Saturday 9 August 2008

But Hey, I'm Not Complaining.

I was thinking of starting out this blog by attempting to do some fish puns, just for the halibut. Sadly, after coming up with the predictable ones such as: 'oh my cod' and 'calling all carps', I began to flounder.
So there I was on the number 18 bus heading from the wilds of Leek, (the 'Queen of the Moorlands'), to the great city of Stoke on Trent, (pottery capital of the world and a major producer of the legendary Staffordshire oatcake). Little did I realise that upon boarding the bus that I would suddenly think how much I missed having a car. Yes indeed, on the number 18 bus was a group of folks who I believe may have been guests on the Jeremy Kyle Show, (Britain's answer to Jerry Springer?).
Screaming obnoxious kids, rude, loud parents and people I assumed were the grandparents. Ah the grandparents, fine examples of how to use Anglo Saxon expletives in every mumbled sentence they exhaled from their big gobs. As I slumped into the only available seat left, I thought: "does life get any better than this?" Never have I been so glad to see the Potteries Centre and get the hell of that bus. But hey, I'm not complaining.
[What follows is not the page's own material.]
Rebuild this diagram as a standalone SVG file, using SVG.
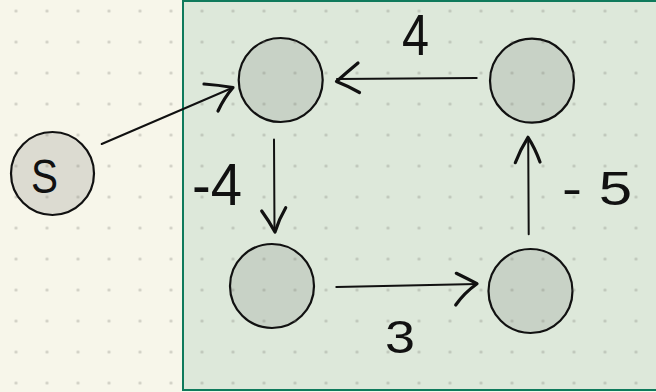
<svg xmlns="http://www.w3.org/2000/svg" width="656" height="392" viewBox="0 0 656 392">
  <style>
    .node { stroke: #111; stroke-width: 2.2; }
    .src { fill: #dcdbd1; }
    .inner { fill: #c8d2c6; }
    .edge { fill: none; stroke: #111; stroke-width: 2; stroke-linecap: round; }
    .head { fill: none; stroke: #111; stroke-width: 3.2; stroke-linecap: round; stroke-linejoin: round; }
    .lbl { font-family: "Liberation Sans", "DejaVu Sans", sans-serif; fill: #111; }
  </style>
  <defs>
    <pattern id="dots" patternUnits="userSpaceOnUse" x="0.5" y="-4.5" width="31" height="31">
      <circle cx="15.5" cy="15.5" r="1.6" fill="#7a7a70" fill-opacity="0.32"/>
    </pattern>
  </defs>

  <!-- paper background -->
  <rect x="0" y="0" width="656" height="392" fill="#f7f6ea"/>

  <!-- highlighted region -->
  <rect id="region" x="183" y="1" width="480" height="389" fill="#dde8da" stroke="#0f7a5c" stroke-width="2"/>

  <!-- nodes -->
  <g id="node-s">
    <circle class="node src" cx="52.5" cy="173.5" r="41.5"/>
  </g>
  <g id="node-a">
    <circle class="node inner" cx="280.7" cy="80" r="42"/>
  </g>
  <g id="node-b">
    <circle class="node inner" cx="532" cy="80.7" r="42"/>
  </g>
  <g id="node-c">
    <circle class="node inner" cx="272" cy="286" r="42"/>
  </g>
  <g id="node-d">
    <circle class="node inner" cx="530.5" cy="291" r="42"/>
  </g>

  <!-- dot grid over the page -->
  <rect x="0" y="0" width="656" height="392" fill="url(#dots)"/>

  <!-- connectors -->
  <g id="connectors">
    <!-- S to A -->
    <path class="edge" d="M101.7,144 L232,88"/>
    <path class="head" d="M204,84 Q218,85 233,87.5 Q224,98 218,111"/>
    <!-- B to A -->
    <path class="edge" d="M476.7,78 L337,79"/>
    <path class="head" d="M358,63 Q346,73 336.5,81.5 Q348,86 359.5,92.5"/>
    <!-- A to C -->
    <path class="edge" d="M274,139.5 L274.5,231"/>
    <path class="head" d="M261.7,211 Q269,221 275,232 Q279,219 285.7,207.7"/>
    <!-- C to D -->
    <path class="edge" d="M336.3,287 L477,284"/>
    <path class="head" d="M456.3,273.3 Q468,279 477,283.7 Q464,293 455.7,305"/>
    <!-- D to B -->
    <path class="edge" d="M528.7,234.3 L528.2,138"/>
    <path class="head" d="M515.3,162.7 Q520,150 528,137.3 Q535,148 540,162"/>
  </g>

  <!-- labels -->
  <g id="labels">
    <text class="lbl" x="44.5" y="193" font-size="48" text-anchor="middle" textLength="27" lengthAdjust="spacingAndGlyphs">S</text>
    <text class="lbl" x="402" y="55" font-size="58" textLength="27" lengthAdjust="spacingAndGlyphs">4</text>
    <text class="lbl" x="192" y="205" font-size="60" textLength="50" lengthAdjust="spacingAndGlyphs">-4</text>
    <text class="lbl" x="562" y="205" font-size="48" textLength="70" lengthAdjust="spacingAndGlyphs">- 5</text>
    <text class="lbl" x="385" y="353" font-size="46" textLength="30" lengthAdjust="spacingAndGlyphs">3</text>
  </g>
</svg>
I've noticed a new kind of rudeness in today's modern, technological society. When someone comes to visit me, I think that is very nice, I appreciate the company. Nothing like a good old 'chin wag' as we discuss such things like the meaning of life and more important topics like who will win the Premiership this season. Yes it is so nice to have a chat. Some positive interaction. So when my visitor's mobile phone (cell phone) rings, why do they suddenly forget they have come to visit me? Why do they think it is alright to ignore me in my own home and have a conversation with someone else for 3o flippin' minutes? Why, for that matter, is the exchange of text messages so vital that it can't wait until they have finished visiting me? What the heck is that all about? But hey, I'm not complaining.
It's a few minutes before the grocery shop closes. I wander over to the reduced section in hopes of being able to grab a bargain. Before me lies a barricade of trolleys that have been stategically placed by a group of people who are determined to take the lot. If there are 30 packages of cheese, regular price £1.99, reduced to 9 pence, they make sure all of it goes into their trolleys. You see, they work in teams, a well-drilled precision unit that will not allow the likes of me anywhere near the reduced food. So they clear the lot, with the exception of the 9 pence tub of cottage cheese with chives. I gratefully grab the tub as I watch them drive off in their brand new Jaguars. But hey, I'm not complaining.
I now leave you with another collection of random thoughts and observations. If A.C. Milan played D.C. United of Major League Soccer, would the atmosphere be electric? Why is it called the 'Mile High Club'? I would have thought at 5280 feet, the pilot would still have the 'fasten seatbelt' sign on. No stopping some folks, I guess. I've heard a rumour that there is going to be a new social network site called : 'My Spacebook', where people go online and chat about their collection of books about space. And finally... I'm very disappointed with the Marcel Marceau C.D. I recently purchased. And finally..definitely..the future has arrived..computers are blaming it on human error. But hey, I'm not complaining.